During this time, my mother regarded me with a mixture of puzzlement and pride: “Why are you so interested in this?” with “Oh, yes, isn’t it wonderful? People don’t know about the rich culture of Mexico.” When I look back on it now, I realize that my immersion into the culture and language was a way to understand my family, that mixture of shame and pride that was felt, but not spoken. 

Theirs was a generation that wanted to blend in, not stand out, and I came to understand that in their efforts to succeed in their new country, a portion of themselves was also locked away, hidden from view. I wanted to see where they came from. I wanted to know why they left and sacrificed so much. I realize now that I also wanted to put words to their silence.

My mother’s family’s final migration to California was like the punctuation point to their journey. To make it to California, the glittery state of their imaginations, was to shed their ethnic shackles and arrive at the ultimate dream. Yet imagine my uncle’s frustration when his desire to be taken seriously as a well-trained actor who could perform Shakespeare to Albee was hampered by Hollywood’s vision of him as a latino who could only play latino parts.

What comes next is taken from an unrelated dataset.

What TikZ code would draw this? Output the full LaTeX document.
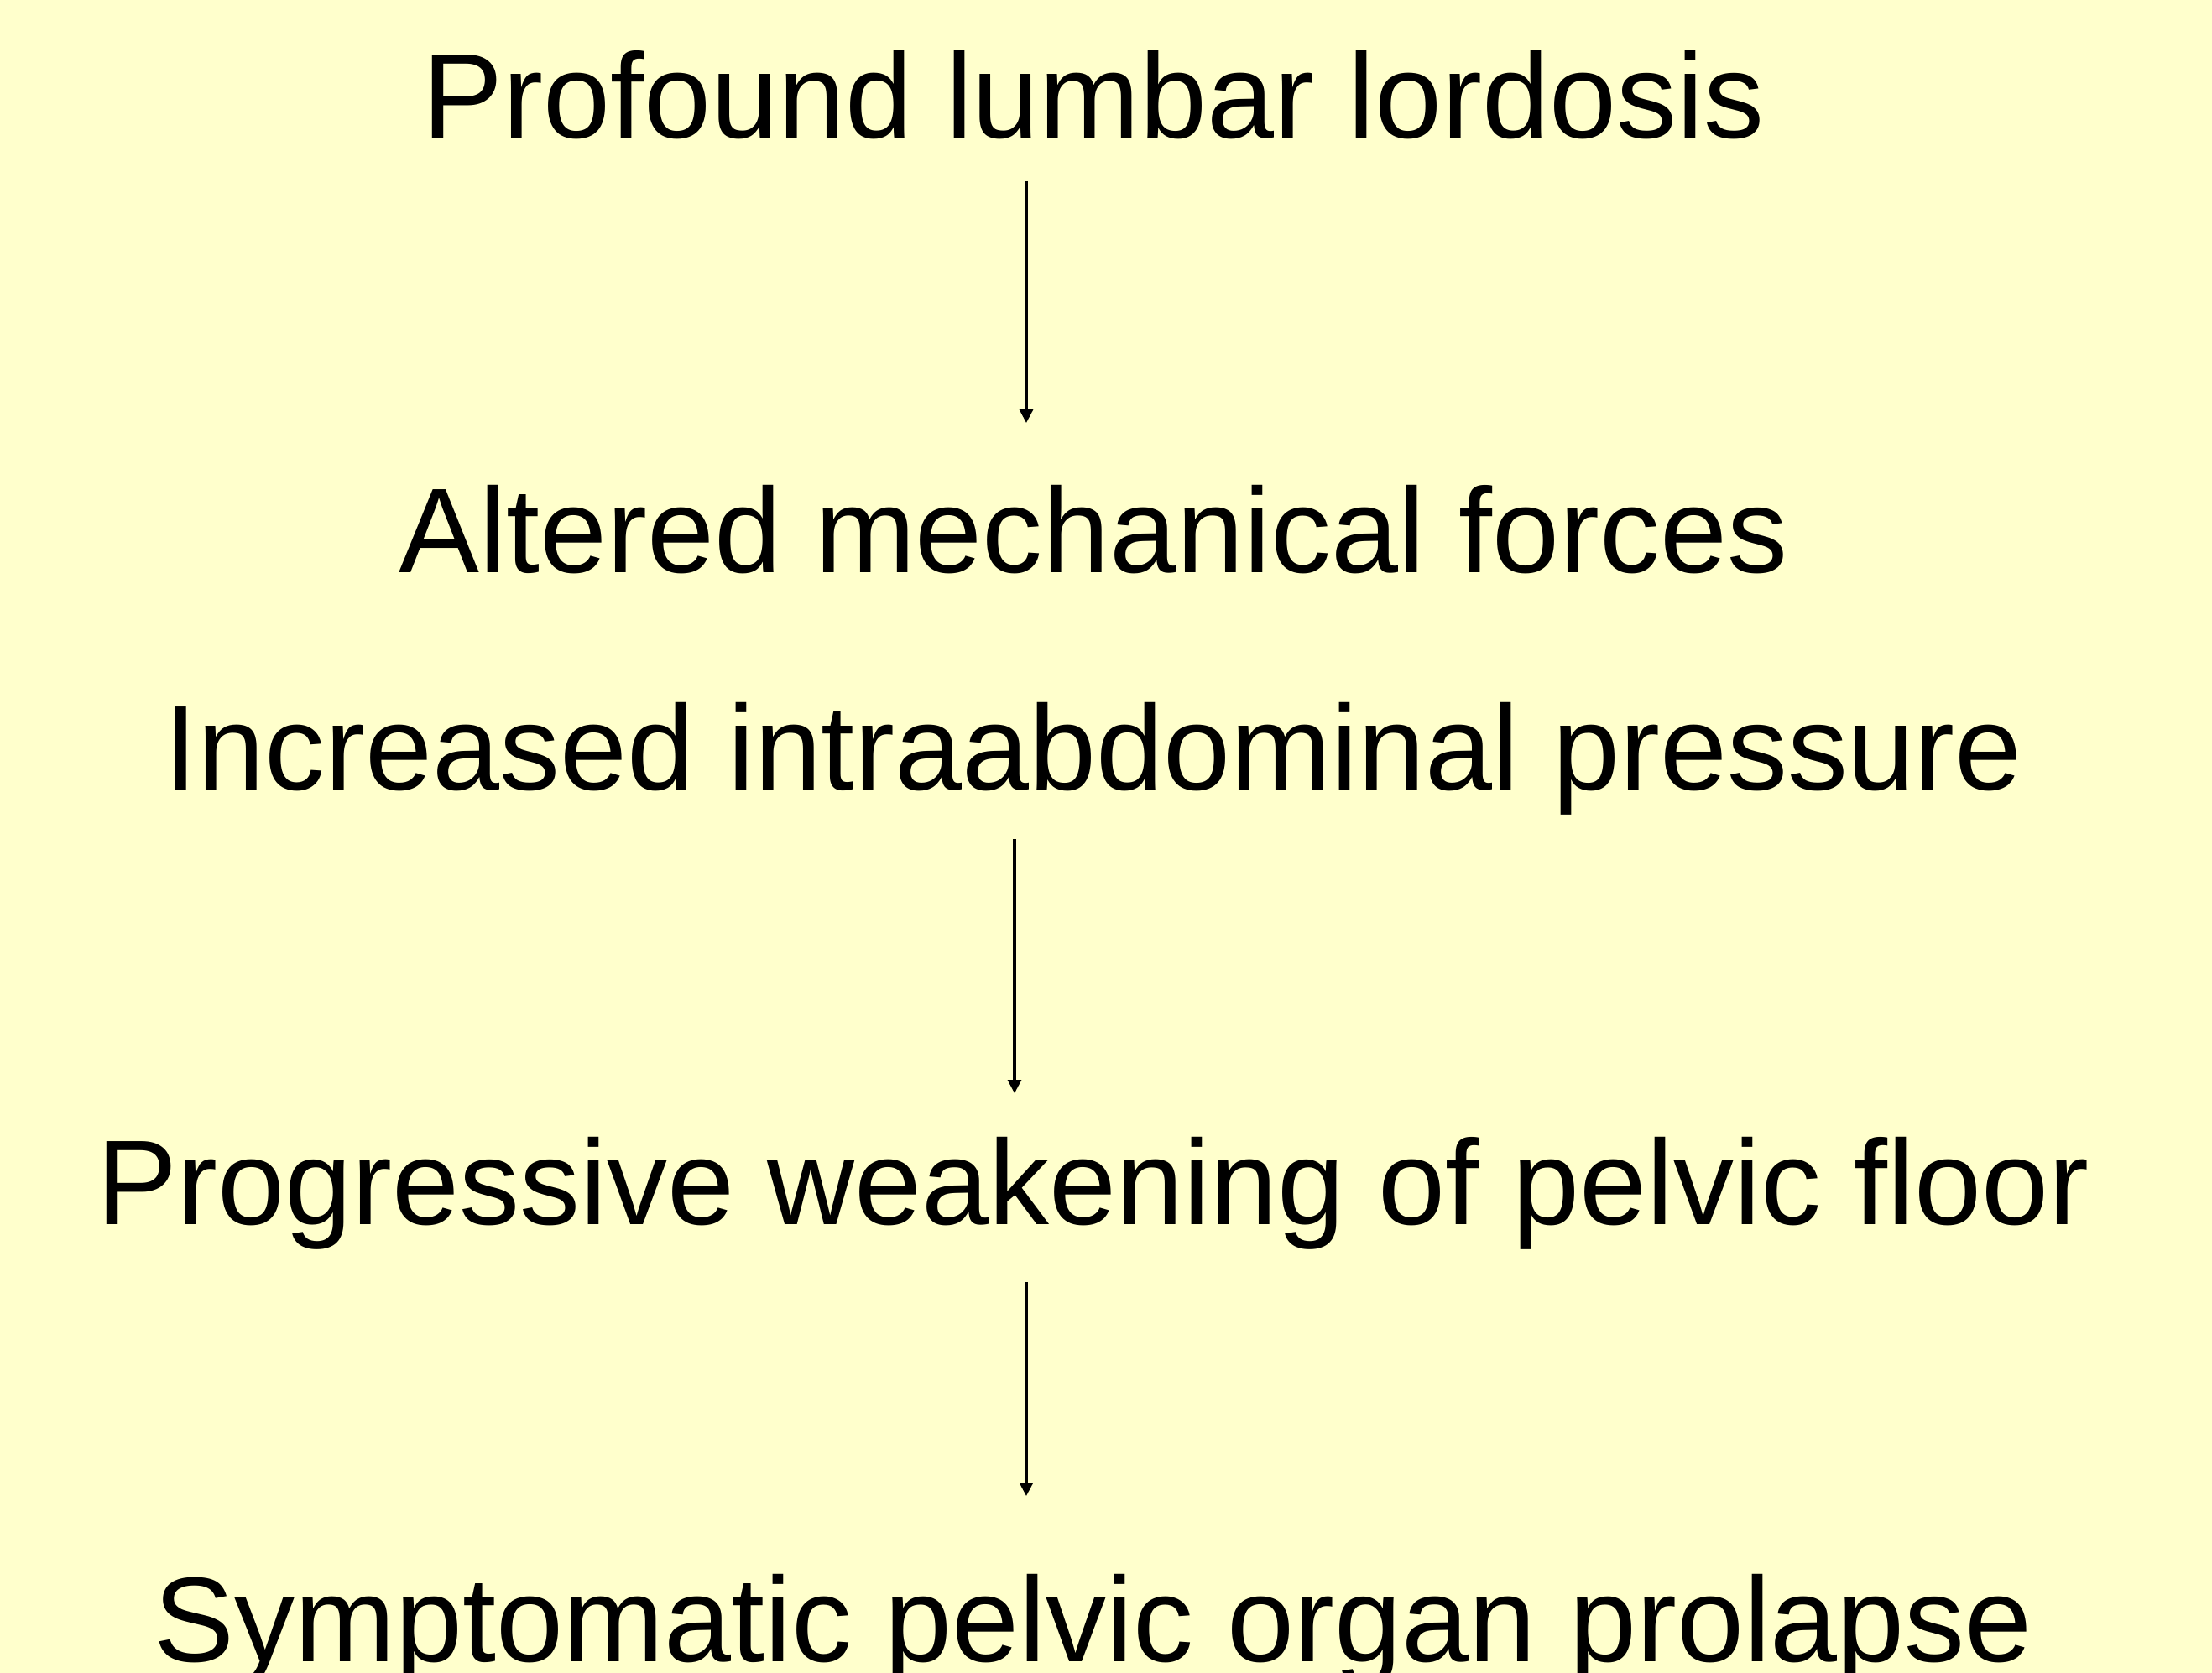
\documentclass[tikz,border=0pt]{standalone}
\usepackage{fontspec}
\setmainfont{Liberation Sans}
\usetikzlibrary{arrows.meta}
\definecolor{bgyellow}{RGB}{255,255,204}
\tikzset{
  lbl/.style={anchor=base, inner sep=0pt, font=\fontsize{40.9pt}{48pt}\selectfont, text=black},
  arr/.style={-{Triangle[width=0.16cm,length=0.16cm]}, line width=0.9pt, black}
}
\begin{document}
\begin{tikzpicture}[x=0.01cm,y=-0.01cm]
\clip (0,0) rectangle (2636,1994);
\fill[bgyellow] (0,0) rectangle (2636,1994);
\node[lbl] (t1) at (1303,165) {Profound lumbar lordosis};
\node[lbl] (t2) at (1303,682) {Altered mechanical forces};
\node[lbl] (t3) at (1303,941) {Increased intraabdominal pressure};
\node[lbl] (t4) at (1303,1459) {Progressive weakening of pelvic floor};
\node[lbl] (t5) at (1303,1980) {Symptomatic pelvic organ prolapse};
\coordinate (a1s) at (1223,216);
\coordinate (a1e) at (1223,504);
\coordinate (a2s) at (1209,1000);
\coordinate (a2e) at (1209,1303);
\coordinate (a3s) at (1223,1528);
\coordinate (a3e) at (1223,1783);
\draw[arr] (a1s) -- (a1e);
\draw[arr] (a2s) -- (a2e);
\draw[arr] (a3s) -- (a3e);
\end{tikzpicture}
\end{document}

Much later, still going out for auditions, he said to me, “Can you believe they tell me now I’m not Hispanic enough?”

Linda Feyder is a practicing psychotherapist in New York. She has been writing fiction for many years and her stories have appeared in literary journals and magazines. She sees her love for the human narrative as the drive behind both of her professions.  Born in California, her interest in the state and the people it attracts are the subject of her debut collection of short stories. She earned her MA in Literature and Creative Writing from the University of Houston and her MSW from New York University. She lives in Long Island with her husband and enjoys traveling to different locales.